PFAS Risks and Construction Industry: Yes, EPA Actions Will Impact You!

January 18, 2022

We have repeatedly predicted that the EPA would seek to have at least two types of PFAS (PFOA and PFOS) designated as “hazardous substances” under the Comprehensive Environmental Response, Compensation & Liability Act (CERCLA, also known as the Superfund law). With the release of the EPA’s PFAS Roadmap in October 2021 and last week’s announcement that the EPA had notified the White House of its intent to designate PFOA and PFOS as “hazardous substances”, these predictions have proven to be accurate. One of the industry types that will be most at risk from such designations under CERCLA is the construction industry, yet many construction companies see such risks as too far-removed from day-to-day operations to plan for. Yet, PFAS risks and construction industry planning is a must given that the failure to plan now may end up costing certain companies in the industry a significant amount of money that will lead to business interruption.

PFAS Under Superfund Law

Once a chemical is listed as a “hazardous substance” under CERCLA, the EPA has the authority to order responsible parties to cleanup sites contaminated with the designated chemicals, with the cost being born entirely by the responsible parties. Alternatively, the EPA can clean up the site on its own and then seek payment of the costs from responsible parties. Either way, the cleanup of so-called Superfund sites can be costly – anywhere from a few hundred thousand dollars for a small parcel of land to hundreds of millions of dollars. The designation also triggers considerable reporting requirements for companies. Currently, those reporting requirements with respect to PFAS do not exist, but they would apply to industries well beyond just PFAS manufacturers.

PFAS Risks and Construction Industry

PFAS have been found in construction and building materials of many kinds, including to name a few:

  • Paints and coatings;

  • Solvents;

  • Wood finishes;

  • Flame retardant materials;

  • Window surface treatments;

  • Sealants;

  • Adhesives;

  • Lubricants;

  • Roofing membranes;

  • Cement (as an additive);

  • Cable and wire;

  • Gaskets; and

  • Flooring products.

The downstream effects of a PFOA and PFOS designation would be massive, including to the construction industry. Waste management companies will be targeted given the large swaths of land that are utilized for landfills and the likely PFAS pollution that can be found in most landfills due to the chemicals’ prevalence in construction materials and consumer goods. These site owners will be the first targeted when the PFOA/PFOS designation is made, which will lead to lawsuits filed against any company that sent waste to the landfills for contribution to the cost of cleanup that the waste management company or its insured will bear. This will certainly include numerous construction companies that likely used many of the same landfills for years in the regions in which they were awarded contracts.
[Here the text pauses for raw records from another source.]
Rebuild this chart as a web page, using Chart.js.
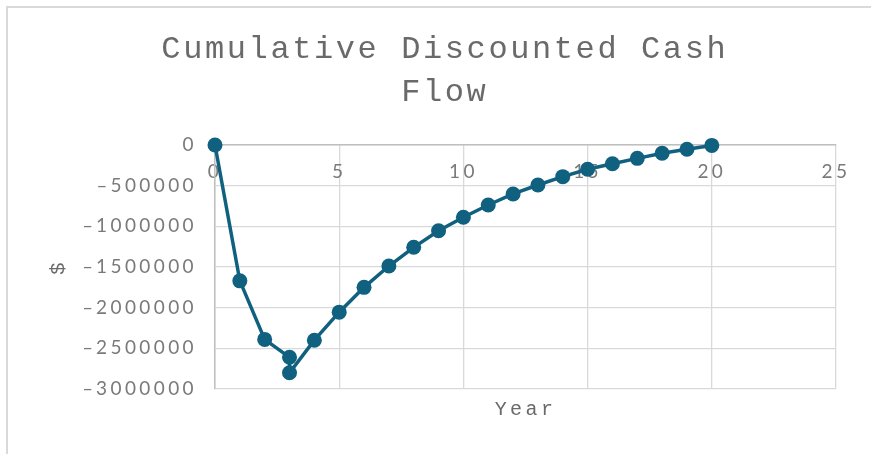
<!DOCTYPE html>
<html>
<head>
<meta charset="utf-8">
<script src="https://cdn.jsdelivr.net/npm/chart.js@4"></script>
<style>
  html, body { margin: 0; padding: 0; background: #fff; overflow: hidden; }
  #wrap { position: relative; width: 871px; height: 454px; }
</style>
</head>
<body>
<div id="wrap"><canvas id="c" width="871" height="454"></canvas></div>
<script>
// Chart text
const chartTitle = ['Cumulative Discounted Cash', 'Flow'];
const xTitle = 'Year';
const yTitle = '$';

// Year of each point (year 3 appears twice in the series)
const years = [0, 1, 2, 3, 3, 4, 5, 6, 7, 8, 9, 10, 11, 12, 13, 14, 15, 16, 17, 18, 19, 20];
// Cumulative discounted cash flow, $
const cumulativeDCF = [0, -1670000, -2390000, -2610000, -2800000, -2400000, -2055000, -1750000,
  -1488000, -1258000, -1054000, -889000, -738000, -602000, -492000, -389000, -299000,
  -230000, -164000, -102000, -53000, -5000];

// Axis ranges and tick steps
const xRange = [0, 25];
const xStep = 5;
const yRange = [-3000000, 0];
const yStep = 500000;

const points = years.map((yr, i) => ({ x: yr, y: cumulativeDCF[i] }));

const lineColor = '#10607f';
const gridColor = '#d9d9d9';
const axisColor = '#bfbfbf';
const tickColor = '#7a7a7a';
const titleColor = '#6a6a6a';
const monoFont = "'Liberation Mono', 'Courier New', monospace";
const tickFont = "Lato, 'DejaVu Sans', sans-serif";
const tickTracking = '3.4px';

// widen text tracking for axis text
const tracking = {
  id: 'tracking',
  beforeLayout(chart) { chart.ctx.letterSpacing = tickTracking; },
  beforeDraw(chart) { chart.ctx.letterSpacing = tickTracking; }
};

// white background and the light outer frame
const frame = {
  id: 'frame',
  beforeDraw(chart) {
    const ctx = chart.ctx;
    ctx.save();
    ctx.fillStyle = '#fff';
    ctx.fillRect(0, 0, chart.width, chart.height);
    ctx.strokeStyle = '#d9d9d9';
    ctx.lineWidth = 2;
    ctx.beginPath();
    ctx.moveTo(7, chart.height);
    ctx.lineTo(7, 7);
    ctx.lineTo(chart.width, 7);
    ctx.stroke();
    ctx.restore();
  }
};

// two-line chart heading, centred over the plot block
const heading = {
  id: 'heading',
  afterDraw(chart) {
    const ctx = chart.ctx;
    const spacing = 2.6;
    ctx.save();
    ctx.letterSpacing = spacing + 'px';
    ctx.font = "normal 32px " + monoFont;
    ctx.fillStyle = titleColor;
    ctx.textAlign = 'left';
    ctx.textBaseline = 'middle';
    const cx = 443.5;
    const lineYs = [50, 93];
    chartTitle.forEach((line, i) => {
      const w = ctx.measureText(line).width - spacing;
      ctx.fillText(line, cx - w / 2, lineYs[i]);
    });
    ctx.restore();
  }
};

new Chart(document.getElementById('c'), {
  type: 'scatter',
  data: {
    datasets: [{
      data: points,
      showLine: true,
      borderColor: lineColor,
      backgroundColor: lineColor,
      borderWidth: 3.5,
      pointRadius: 7.5,
      pointBorderWidth: 0,
      pointHoverRadius: 7.5,
      tension: 0,
      clip: false,
      xAxisID: 'x',
      yAxisID: 'y'
    }]
  },
  options: {
    responsive: false,
    animation: false,
    events: [],
    layout: { padding: { top: 145, right: 35, bottom: 0, left: 0 } },
    plugins: {
      legend: { display: false },
      tooltip: { enabled: false },
      title: { display: false }
    },
    scales: {
      x: {
        type: 'linear',
        position: { y: 0 },
        min: xRange[0],
        max: xRange[1],
        ticks: {
          stepSize: xStep,
          color: tickColor,
          font: { family: tickFont, size: 19 },
          padding: 15,
          maxRotation: 0
        },
        grid: { color: gridColor, lineWidth: 1.3, drawTicks: false },
        border: { color: axisColor, width: 1.5 }
      },
      xTitleAxis: {
        type: 'linear',
        axis: 'x',
        position: 'bottom',
        min: xRange[0],
        max: xRange[1],
        ticks: { display: false },
        grid: { display: false, drawTicks: false },
        border: { display: false },
        title: {
          display: true,
          text: xTitle,
          color: titleColor,
          font: { family: monoFont, size: 20 },
          padding: { top: 0, bottom: 32 }
        },
        afterFit(scale) { scale.height = 65; }
      },
      y: {
        type: 'linear',
        position: 'left',
        min: yRange[0],
        max: yRange[1],
        ticks: {
          stepSize: yStep,
          color: tickColor,
          font: { family: tickFont, size: 19 },
          padding: 18,
          callback: (v) => (v < 0 ? '\u2012' + Math.abs(v) : String(v))
        },
        grid: { color: gridColor, lineWidth: 1.3, drawTicks: false },
        border: { color: axisColor, width: 1.5 },
        title: {
          display: true,
          text: yTitle,
          color: titleColor,
          font: { family: monoFont, size: 21 },
          padding: { top: 46 }
        },
        afterFit(scale) { scale.width = 215; }
      }
    }
  },
  plugins: [frame, tracking, heading]
});
</script>
</body>
</html>
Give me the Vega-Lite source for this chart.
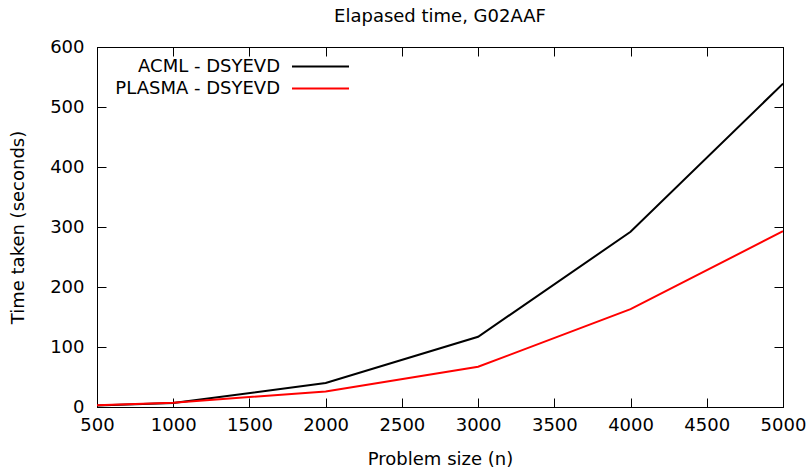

Also of concern to companies are the re-opener possibilities that a CERCLA designation would result in. Sites that are or were previously designated as Superfund sites will be subject to additional review for PFOA/PFOS concerns. Sites found to have PFOA/PFOS pollution can be re-opened by the EPA for investigation and remediation cost attribution to parties that the EPA finds to be responsible parties for the pollution.

Whether through direct enforcement action, re-opener remediation actions, or lawsuits for contribution, the costs for site cleanup could amount to tens of millions of dollars, of course depending on the scope of pollution.

Conclusion

While we have been stressing this point for quite some time, it bears repeating that companies of many types absolutely must ensure that they are prepared for when the EPA designates certain PFAS as hazardous under CERCLA. A hazardous substance designation for certain PFAS will have enormous liability and financial impacts on a wide array of industry types, and a full compliance check is the best way to avoid unwelcome surprises.

The construction industry, too, must prepare now for the PFAS changes that will come, as to those in the know, PFAS risks and construction industry concerns go hand-in-hand. The first step towards preparation is by understanding which materials currently in use or that were in use in decades prior on construction projects actually contained PFAS. This can be a time-consuming task, but a critical one in understanding the full scope of potential liability. Understanding your company’s current and past practices for waste disposal from construction sites will also be critical to determining the best strategy to minimize environmental impact and risk.